「めくる」ことの効用 ― 2009年12月29日 22時37分50秒
本や楽譜を買うのは、私にとって、仕事の一部です。洋書、洋楽譜はいつも、本郷に店舗をもつ専門店、アカデミア・ミュージックから買っています。アカデミアさんには学会がお世話になっており、私の弟子も複数雇っていただいていますので、他の購入ルートには目もくれず、アカデミアさんを応援しています。
新刊は毎週届きますので、年間の総額が、30万から50万くらいになります。そのほとんどは、いつか必要になるに違いない、と思って確保した本。でも考えてみると、そう思って買い続けるほどには、私の人生に残りがありません。このままでは、死後残されるゴミを増やし続けるだけです。やはり買う以上は活用しないと意味がない、と、はっきり思うようになってきました。
とはいえ、買ったものを全部読むのはとうてい無理です。そこで思い出したのが、昔、恩師の1人である海老澤敏先生が洩らされた言葉。先生は、本を読む以上に、新しい本をめくるのが楽しい、とおっしゃっておられました。これこれ。ここには、読まないまでもめくっておけば、ただ本棚に入れてしまうよりずっといいし、知識の広がりにも役立つ場合がある、という知恵が語られています。
そこでめくってみたのが、ジョン・ライス著『ステージのモーツァルトMozart on the stage』(Cambridge、2009年)という本。モーツァルトのオペラを当時の劇場の実情とからめて論じたもので、委嘱、ギャラ、台本作者、歌手、リハーサル、改訂、宣伝、劇場、舞台装置、聴衆、上演、受容といったキーワードが見て取れます。

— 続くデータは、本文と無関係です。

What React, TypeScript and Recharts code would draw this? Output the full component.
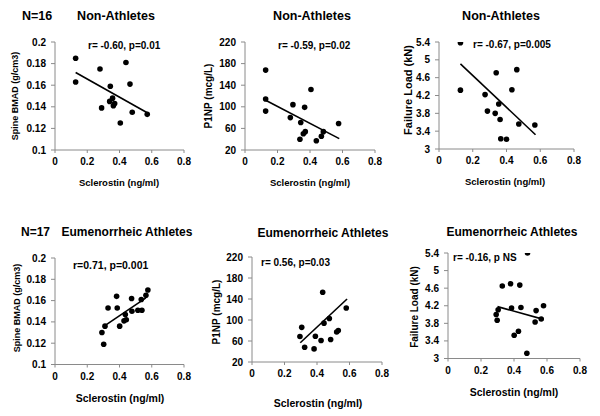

めくっただけですから内容紹介はできませんが、目を惹かれた部分があります。それは、モーツァルトのオペラはほとんどカーニバル・シーズンの所産であり、そのことが一般に忘れられている、というくだりです。著者によると、《ドン・ジョヴァンニ》第1幕の舞踏会場面で発せられる「自由万歳 Viva la libertà! 」という言葉は、18世紀のヨーロッパが宗教や道徳の拘束からの自由を満喫したこのシーズンの、モットーであったとか。仮面を付けた人々が階級を超えて社交を楽しむさまに、モーツァルトはイタリア旅行中に遭遇しました。こうした場面は、舞台にも好んで用いられたそうです。
なるほどそう考えると、この場面におけるこの言葉が自然に受け取れますね。もちろん、モーツァルトがこのメッセージに政治性を込めたという広く見られる解釈が、必ずしも否定されるわけではありませんが・・・。